As always seems to be the case with any kind of box-office bomb these days, an exposé from a trade bible follows in a day or two detailing some juicy morsels about how the movie was destined for failure.

So it goes with 'MIB: International' and THR, and the story of woe from the production. The full article is worth a read, but the major points seem to be that director F. Gary Gray tried to jump ship a number of times, and had to be talked by the producers. On top of all that, that old chestnut - major script rewrites on set - caused the movie to lose focus during production, despite the fact that the original script was enough to lure Chris Hemsworth and Tessa Thompson.

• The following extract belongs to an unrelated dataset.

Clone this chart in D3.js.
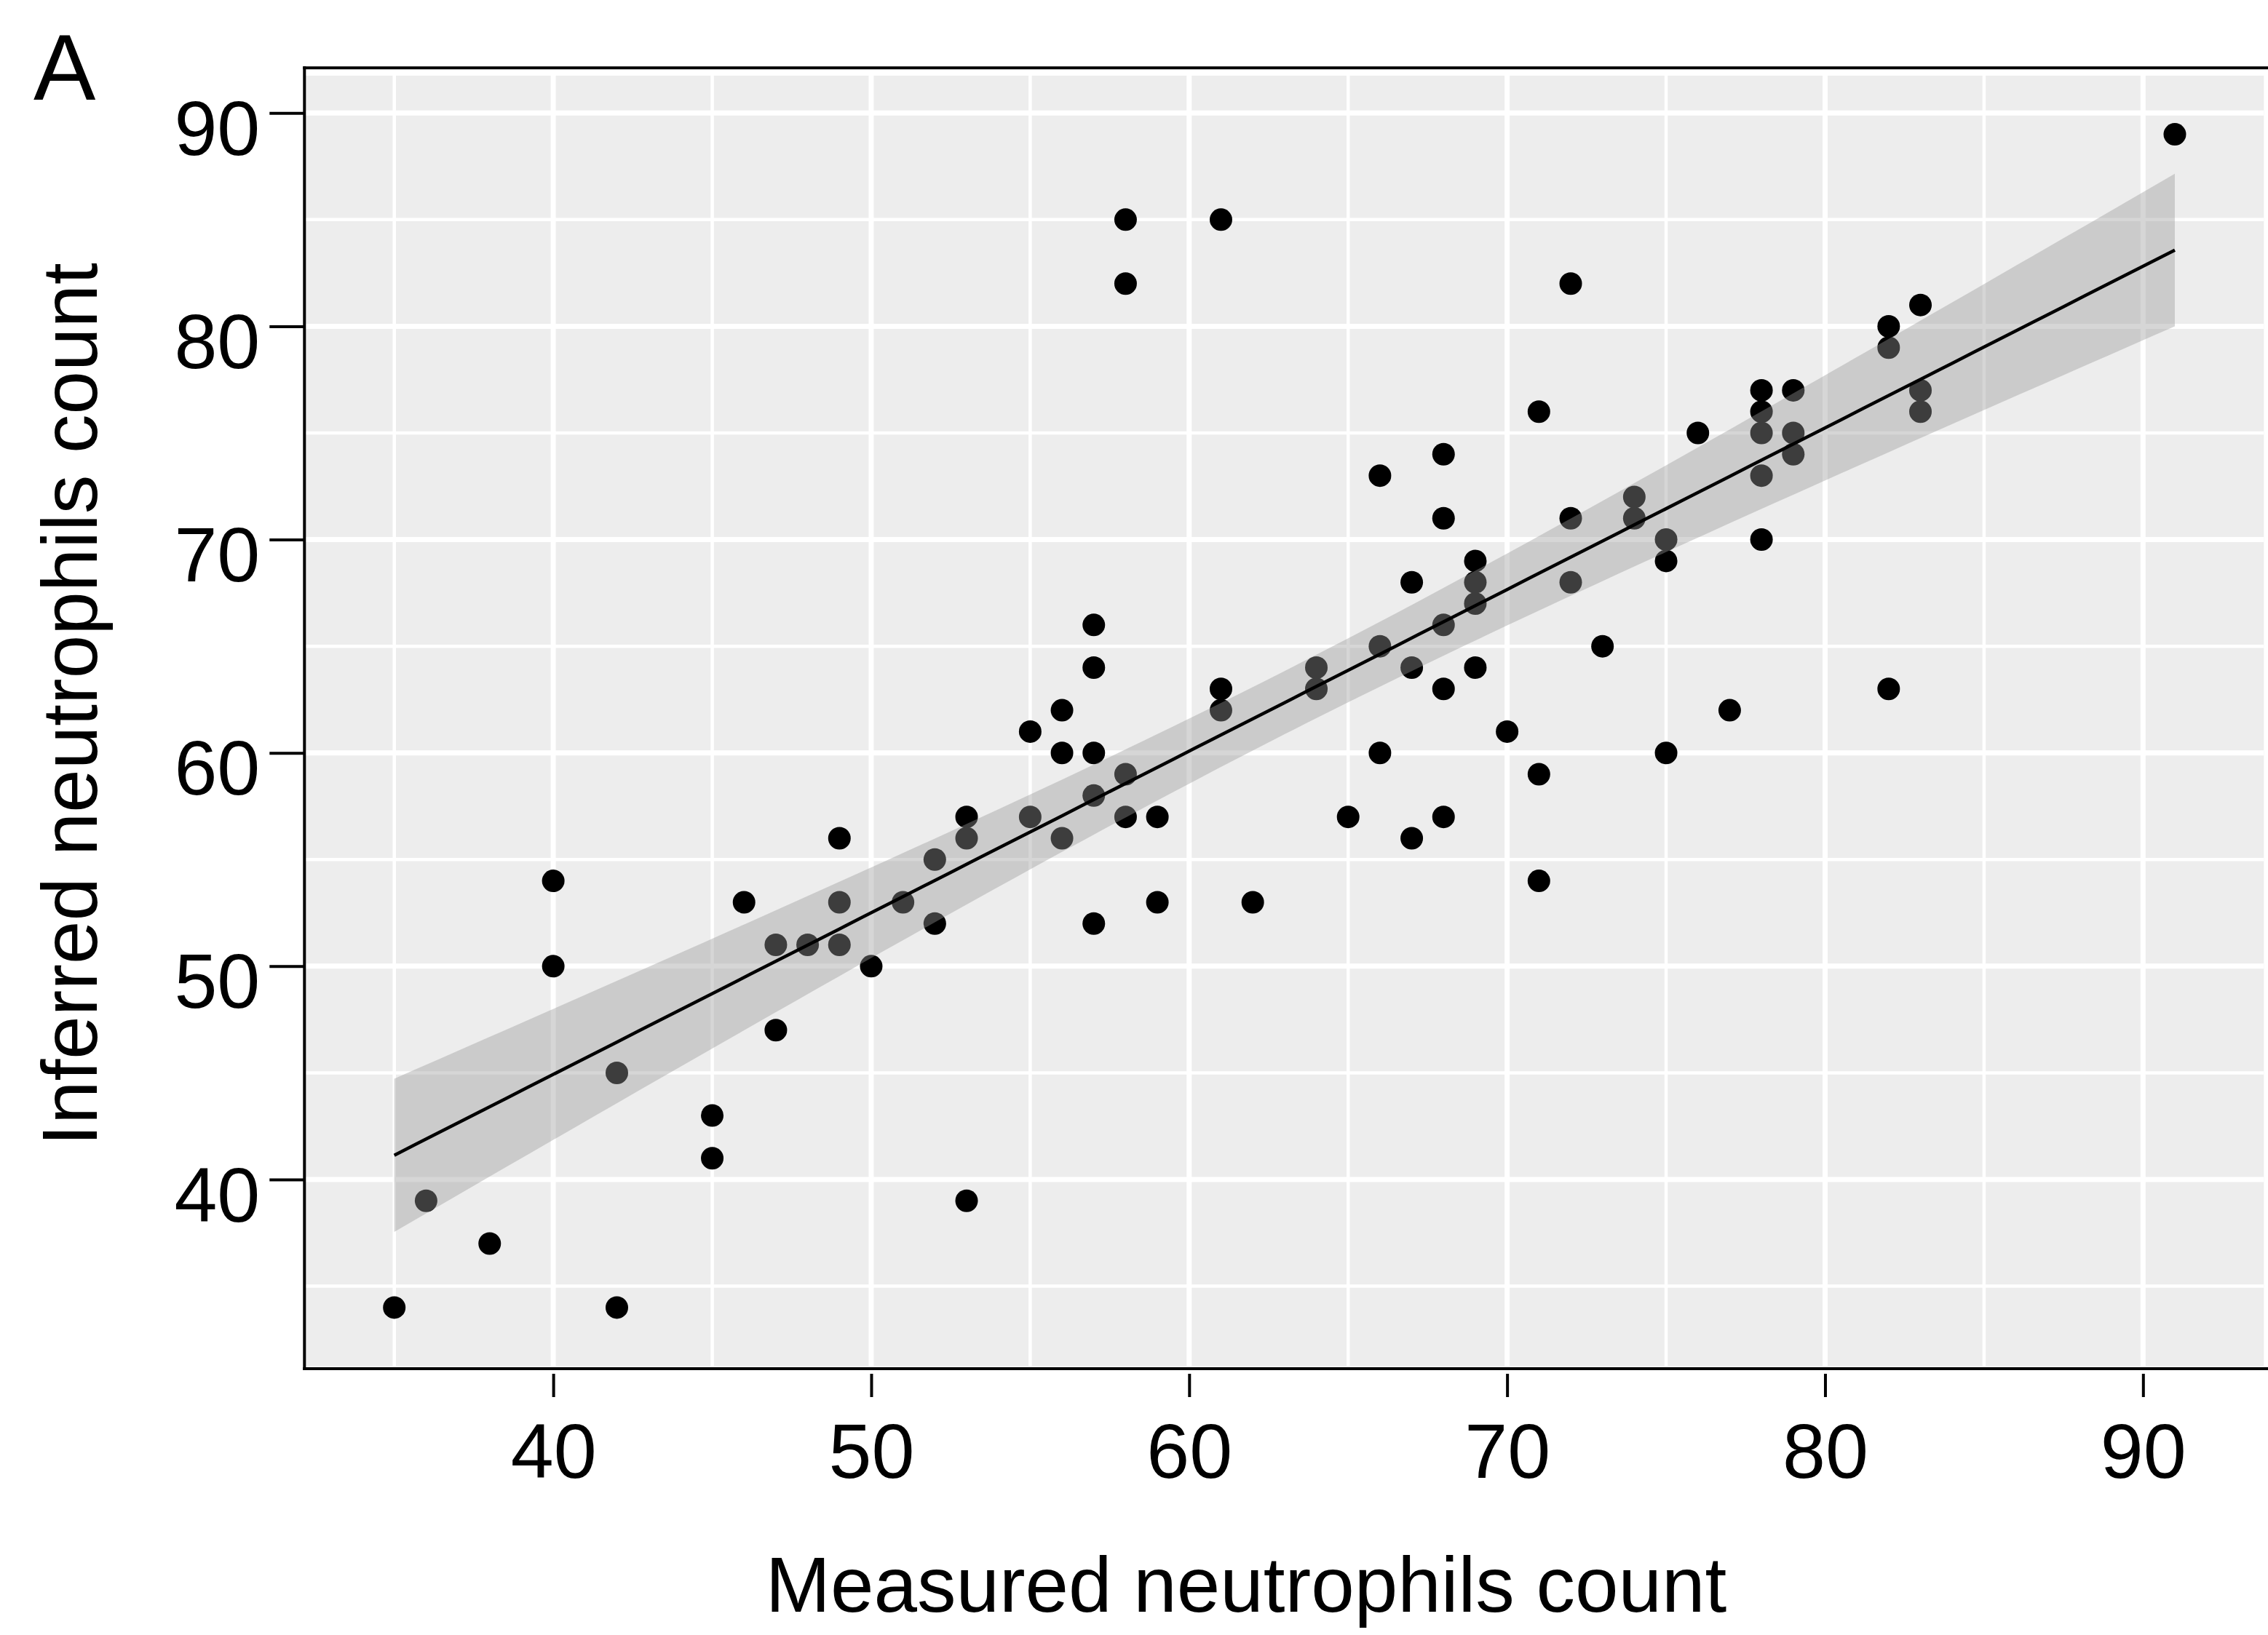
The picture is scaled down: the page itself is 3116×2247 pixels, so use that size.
<!DOCTYPE html>
<html>
<head>
<meta charset="utf-8">
<script src="https://cdn.jsdelivr.net/npm/d3@7"></script>
<style>
  html, body { margin: 0; padding: 0; background: #fff; }
  svg { display: block; }
  text { font-family: "Liberation Sans", Arial, Helvetica, sans-serif; fill: #000; }
</style>
</head>
<body>
<script>
// ---- data ----
const measured = [35,36,38,40,40,42,42,45,45,46,47,47,48,49,49,49,50,51,52,52,53,53,53,55,55,56,56,56,57,57,57,57,57,58,58,58,58,59,59,61,61,61,62,64,64,65,66,66,66,67,67,67,68,68,68,68,68,69,69,69,69,70,71,71,71,72,72,72,73,74,74,75,75,75,76,77,78,78,78,78,78,79,79,79,82,82,82,83,83,83,91];
const inferred = [34,39,37,54,50,45,34,43,41,53,51,47,51,56,53,51,50,53,55,52,57,56,39,61,57,62,60,56,66,64,60,58,52,85,82,59,57,57,53,85,63,62,53,64,63,57,73,65,60,68,64,56,74,71,66,63,57,69,68,67,64,61,76,59,54,82,71,68,65,72,71,70,69,60,75,62,77,76,75,73,70,77,75,74,80,79,63,81,77,76,89];
const xTicks = [40,50,60,70,80,90];
const yTicks = [40,50,60,70,80,90];
const xMinor = [35,45,55,65,75,85];
const yMinor = [35,45,55,65,75,85];
const xTitle = "Measured neutrophils count";
const yTitle = "Inferred neutrophils count";
const panelTag = "A";
const tCrit = 1.987; // 95% t quantile, df = n - 2

// ---- layout ----
const W = 3116, H = 2247;
const svg = d3.select("body").append("svg").attr("width", W).attr("height", H);
svg.append("rect").attr("width", W).attr("height", H).attr("fill", "#fff");

const xExt = d3.extent(measured), yExt = d3.extent(inferred);
const xPad = (xExt[1]-xExt[0])*0.05, yPad = (yExt[1]-yExt[0])*0.05;
const x = d3.scaleLinear().domain([xExt[0]-xPad, xExt[1]+xPad]).range([419.4, 3110.3]);
const y = d3.scaleLinear().domain([yExt[0]-yPad, yExt[1]+yPad]).range([1877.5, 104]);
const [px0, px1] = x.range(), [py0, py1] = y.range();

// panel background
svg.append("rect").attr("x", px0).attr("y", py1).attr("width", px1-px0).attr("height", py0-py1).attr("fill", "#EDEDED");

// grid
const g = svg.append("g");
g.selectAll(".vmin").data(xMinor).join("line").attr("x1", d=>x(d)).attr("x2", d=>x(d)).attr("y1", py1).attr("y2", py0).attr("stroke","#fff").attr("stroke-width",4.5);
g.selectAll(".hmin").data(yMinor).join("line").attr("y1", d=>y(d)).attr("y2", d=>y(d)).attr("x1", px0).attr("x2", px1).attr("stroke","#fff").attr("stroke-width",4.5);
g.selectAll(".vmaj").data(xTicks).join("line").attr("x1", d=>x(d)).attr("x2", d=>x(d)).attr("y1", py1).attr("y2", py0).attr("stroke","#fff").attr("stroke-width",7);
g.selectAll(".hmaj").data(yTicks).join("line").attr("y1", d=>y(d)).attr("y2", d=>y(d)).attr("x1", px0).attr("x2", px1).attr("stroke","#fff").attr("stroke-width",7);

// points
const pts = measured.map((m,i)=>({x:m, y:inferred[i]}));
svg.append("g").selectAll("circle").data(pts).join("circle")
  .attr("cx", d=>x(d.x)).attr("cy", d=>y(d.y)).attr("r", 15.5).attr("fill", "#000");

// linear fit + 95% confidence band
const n = pts.length;
const xbar = d3.mean(measured), ybar = d3.mean(inferred);
let sxx = 0, sxy = 0;
pts.forEach(p=>{ sxx += (p.x-xbar)**2; sxy += (p.x-xbar)*(p.y-ybar); });
const b = sxy/sxx, a = ybar - b*xbar;
let sse = 0; pts.forEach(p=>{ sse += (p.y - (a+b*p.x))**2; });
const s = Math.sqrt(sse/(n-2));
const fit = d3.range(0, 81).map(i=>{
  const xv = xExt[0] + (xExt[1]-xExt[0])*i/80;
  const yh = a + b*xv;
  const se = s*Math.sqrt(1/n + (xv-xbar)**2/sxx);
  return {x:xv, y:yh, lo:yh - tCrit*se, hi:yh + tCrit*se};
});
svg.append("path").datum(fit)
  .attr("d", d3.area().x(d=>x(d.x)).y0(d=>y(d.lo)).y1(d=>y(d.hi)))
  .attr("fill", "#999999").attr("fill-opacity", 0.4);
svg.append("path").datum(fit)
  .attr("d", d3.line().x(d=>x(d.x)).y(d=>y(d.y)))
  .attr("fill", "none").attr("stroke", "#000").attr("stroke-width", 4.5);

// axis lines
svg.append("line").attr("x1", 418.3).attr("x2", 418.3).attr("y1", 91.3).attr("y2", 1883).attr("stroke","#000").attr("stroke-width",4);
svg.append("line").attr("x1", 416.3).attr("x2", W).attr("y1", 93.3).attr("y2", 93.3).attr("stroke","#000").attr("stroke-width",4);
svg.append("line").attr("x1", 416.3).attr("x2", W).attr("y1", 1881).attr("y2", 1881).attr("stroke","#000").attr("stroke-width",4);

// y axis
const ya = svg.append("g").attr("transform", "translate(418.3,0)")
  .call(d3.axisLeft(y).tickValues(yTicks).tickSize(48).tickPadding(13).tickFormat(d3.format("d")));
ya.select(".domain").remove();
ya.selectAll(".tick line").attr("stroke","#000").attr("stroke-width",4);
ya.selectAll(".tick text").attr("font-size",106).attr("dy", 57).attr("fill","#000")
  .style("font-family", '"Liberation Sans", Arial, sans-serif');

// x axis
const xa = svg.append("g").attr("transform", "translate(0,1888)")
  .call(d3.axisBottom(x).tickValues(xTicks).tickSize(32).tickFormat(d3.format("d")));
xa.select(".domain").remove();
xa.selectAll(".tick line").attr("stroke","#000").attr("stroke-width",4);
xa.selectAll(".tick text").attr("font-size",106).attr("y", 143).attr("dy", 0).attr("fill","#000")
  .style("font-family", '"Liberation Sans", Arial, sans-serif');

// titles
svg.append("text").attr("x", 1712).attr("y", 2215).attr("text-anchor","middle").attr("font-size",107).text(xTitle);
svg.append("text").attr("transform","translate(133,968) rotate(-90)").attr("text-anchor","middle").attr("font-size",107).text(yTitle);
svg.append("text").attr("x", 46).attr("y", 137).attr("font-size",128).text(panelTag);
</script>
</body>
</html>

It doesn't end there, however. Both Thompson and Hemsworth had their own dialogue writers on set for 'MIB: International' and new script pages came to the set on a daily basis. Not only that, producer Walter Parkes apparently stepped in to direct a couple of scenes, though THR's report says that no DGA rules were broken. When it came down to the wire, two cuts of the movie were produced - one made by F. Gary Gray, and the other by Walter Parkes - that latter of which had final cut on the movie. That was the one that bombed at the box office and ended up with a 24% Rotten Tomatoes score.

So, what's the lesson to be learned from all of this? For one, who actually wanted a soft reboot of 'Men In Black' to begin with? The original, with Tommy Lee Jones and Will Smith, had the great Barry Sonnenfeld directing and Ed Solomon on the script - and was the perfect mixture of sci-fi and comedy for its time. In short, it was never going to work.